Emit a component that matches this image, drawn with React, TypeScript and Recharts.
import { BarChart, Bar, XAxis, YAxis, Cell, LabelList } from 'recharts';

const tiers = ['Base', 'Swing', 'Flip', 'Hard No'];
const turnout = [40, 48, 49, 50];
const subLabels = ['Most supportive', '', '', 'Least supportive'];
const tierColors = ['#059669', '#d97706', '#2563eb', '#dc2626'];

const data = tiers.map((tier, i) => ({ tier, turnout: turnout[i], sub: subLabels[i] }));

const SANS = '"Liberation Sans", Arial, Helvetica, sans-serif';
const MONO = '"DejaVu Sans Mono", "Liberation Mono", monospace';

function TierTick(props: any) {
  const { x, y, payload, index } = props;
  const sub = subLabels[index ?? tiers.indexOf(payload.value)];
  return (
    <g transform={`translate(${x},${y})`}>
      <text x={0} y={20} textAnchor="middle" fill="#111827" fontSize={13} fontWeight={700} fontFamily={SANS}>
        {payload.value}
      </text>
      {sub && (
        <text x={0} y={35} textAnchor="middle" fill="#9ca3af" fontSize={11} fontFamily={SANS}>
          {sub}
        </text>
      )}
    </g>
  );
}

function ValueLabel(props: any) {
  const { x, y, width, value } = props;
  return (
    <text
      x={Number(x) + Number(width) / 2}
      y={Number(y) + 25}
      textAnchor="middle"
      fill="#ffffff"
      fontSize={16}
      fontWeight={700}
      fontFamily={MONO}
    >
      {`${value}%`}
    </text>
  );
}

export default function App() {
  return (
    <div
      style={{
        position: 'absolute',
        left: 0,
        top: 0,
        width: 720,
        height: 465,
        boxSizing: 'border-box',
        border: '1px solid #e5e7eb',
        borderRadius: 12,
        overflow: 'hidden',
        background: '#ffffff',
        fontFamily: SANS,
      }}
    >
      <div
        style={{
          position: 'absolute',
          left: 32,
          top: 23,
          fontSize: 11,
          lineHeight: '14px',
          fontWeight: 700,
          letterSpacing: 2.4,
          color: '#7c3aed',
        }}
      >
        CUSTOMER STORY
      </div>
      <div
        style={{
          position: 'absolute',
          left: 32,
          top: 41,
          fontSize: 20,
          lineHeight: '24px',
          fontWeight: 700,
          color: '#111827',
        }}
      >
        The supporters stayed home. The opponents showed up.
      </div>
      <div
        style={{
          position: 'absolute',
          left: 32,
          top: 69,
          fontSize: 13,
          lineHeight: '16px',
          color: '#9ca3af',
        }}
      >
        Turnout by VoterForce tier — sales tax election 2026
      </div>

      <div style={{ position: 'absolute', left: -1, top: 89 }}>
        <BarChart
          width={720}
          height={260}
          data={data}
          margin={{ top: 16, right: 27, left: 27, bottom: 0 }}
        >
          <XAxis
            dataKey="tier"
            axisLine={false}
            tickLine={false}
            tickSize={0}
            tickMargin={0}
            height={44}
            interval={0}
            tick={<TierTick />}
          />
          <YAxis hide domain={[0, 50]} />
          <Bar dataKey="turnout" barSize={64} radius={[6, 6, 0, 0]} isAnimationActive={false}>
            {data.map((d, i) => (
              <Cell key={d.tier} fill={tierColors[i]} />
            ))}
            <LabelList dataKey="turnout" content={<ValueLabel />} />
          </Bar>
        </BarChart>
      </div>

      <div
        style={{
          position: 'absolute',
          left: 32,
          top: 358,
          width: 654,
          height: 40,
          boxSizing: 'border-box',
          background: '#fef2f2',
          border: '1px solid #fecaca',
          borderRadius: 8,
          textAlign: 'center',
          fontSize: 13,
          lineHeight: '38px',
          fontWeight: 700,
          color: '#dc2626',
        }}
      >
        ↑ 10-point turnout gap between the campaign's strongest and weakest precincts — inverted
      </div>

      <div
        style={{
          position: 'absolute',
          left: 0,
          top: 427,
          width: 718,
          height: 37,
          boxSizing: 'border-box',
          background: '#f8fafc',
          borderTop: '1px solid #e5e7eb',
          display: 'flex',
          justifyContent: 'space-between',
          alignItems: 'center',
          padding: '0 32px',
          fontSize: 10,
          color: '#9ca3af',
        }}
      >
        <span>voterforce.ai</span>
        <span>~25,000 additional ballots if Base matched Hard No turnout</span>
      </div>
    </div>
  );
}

Set exercise:
Take the lines above and retype all of them exactly.

Output below:
Emit a component that matches this image, drawn with React, TypeScript and Recharts.
import { BarChart, Bar, XAxis, YAxis, Cell, LabelList } from 'recharts';

const tiers = ['Base', 'Swing', 'Flip', 'Hard No'];
const turnout = [40, 48, 49, 50];
const subLabels = ['Most supportive', '', '', 'Least supportive'];
const tierColors = ['#059669', '#d97706', '#2563eb', '#dc2626'];

const data = tiers.map((tier, i) => ({ tier, turnout: turnout[i], sub: subLabels[i] }));

const SANS = '"Liberation Sans", Arial, Helvetica, sans-serif';
const MONO = '"DejaVu Sans Mono", "Liberation Mono", monospace';

function TierTick(props: any) {
  const { x, y, payload, index } = props;
  const sub = subLabels[index ?? tiers.indexOf(payload.value)];
  return (
    <g transform={`translate(${x},${y})`}>
      <text x={0} y={20} textAnchor="middle" fill="#111827" fontSize={13} fontWeight={700} fontFamily={SANS}>
        {payload.value}
      </text>
      {sub && (
        <text x={0} y={35} textAnchor="middle" fill="#9ca3af" fontSize={11} fontFamily={SANS}>
          {sub}
        </text>
      )}
    </g>
  );
}

function ValueLabel(props: any) {
  const { x, y, width, value } = props;
  return (
    <text
      x={Number(x) + Number(width) / 2}
      y={Number(y) + 25}
      textAnchor="middle"
      fill="#ffffff"
      fontSize={16}
      fontWeight={700}
      fontFamily={MONO}
    >
      {`${value}%`}
    </text>
  );
}

export default function App() {
  return (
    <div
      style={{
        position: 'absolute',
        left: 0,
        top: 0,
        width: 720,
        height: 465,
        boxSizing: 'border-box',
        border: '1px solid #e5e7eb',
        borderRadius: 12,
        overflow: 'hidden',
        background: '#ffffff',
        fontFamily: SANS,
      }}
    >
      <div
        style={{
          position: 'absolute',
          left: 32,
          top: 23,
          fontSize: 11,
          lineHeight: '14px',
          fontWeight: 700,
          letterSpacing: 2.4,
          color: '#7c3aed',
        }}
      >
        CUSTOMER STORY
      </div>
      <div
        style={{
          position: 'absolute',
          left: 32,
          top: 41,
          fontSize: 20,
          lineHeight: '24px',
          fontWeight: 700,
          color: '#111827',
        }}
      >
        The supporters stayed home. The opponents showed up.
      </div>
      <div
        style={{
          position: 'absolute',
          left: 32,
          top: 69,
          fontSize: 13,
          lineHeight: '16px',
          color: '#9ca3af',
        }}
      >
        Turnout by VoterForce tier — sales tax election 2026
      </div>

      <div style={{ position: 'absolute', left: -1, top: 89 }}>
        <BarChart
          width={720}
          height={260}
          data={data}
          margin={{ top: 16, right: 27, left: 27, bottom: 0 }}
        >
          <XAxis
            dataKey="tier"
            axisLine={false}
            tickLine={false}
            tickSize={0}
            tickMargin={0}
            height={44}
            interval={0}
            tick={<TierTick />}
          />
          <YAxis hide domain={[0, 50]} />
          <Bar dataKey="turnout" barSize={64} radius={[6, 6, 0, 0]} isAnimationActive={false}>
            {data.map((d, i) => (
              <Cell key={d.tier} fill={tierColors[i]} />
            ))}
            <LabelList dataKey="turnout" content={<ValueLabel />} />
          </Bar>
        </BarChart>
      </div>

      <div
        style={{
          position: 'absolute',
          left: 32,
          top: 358,
          width: 654,
          height: 40,
          boxSizing: 'border-box',
          background: '#fef2f2',
          border: '1px solid #fecaca',
          borderRadius: 8,
          textAlign: 'center',
          fontSize: 13,
          lineHeight: '38px',
          fontWeight: 700,
          color: '#dc2626',
        }}
      >
        ↑ 10-point turnout gap between the campaign's strongest and weakest precincts — inverted
      </div>

      <div
        style={{
          position: 'absolute',
          left: 0,
          top: 427,
          width: 718,
          height: 37,
          boxSizing: 'border-box',
          background: '#f8fafc',
          borderTop: '1px solid #e5e7eb',
          display: 'flex',
          justifyContent: 'space-between',
          alignItems: 'center',
          padding: '0 32px',
          fontSize: 10,
          color: '#9ca3af',
        }}
      >
        <span>voterforce.ai</span>
        <span>~25,000 additional ballots if Base matched Hard No turnout</span>
      </div>
    </div>
  );
}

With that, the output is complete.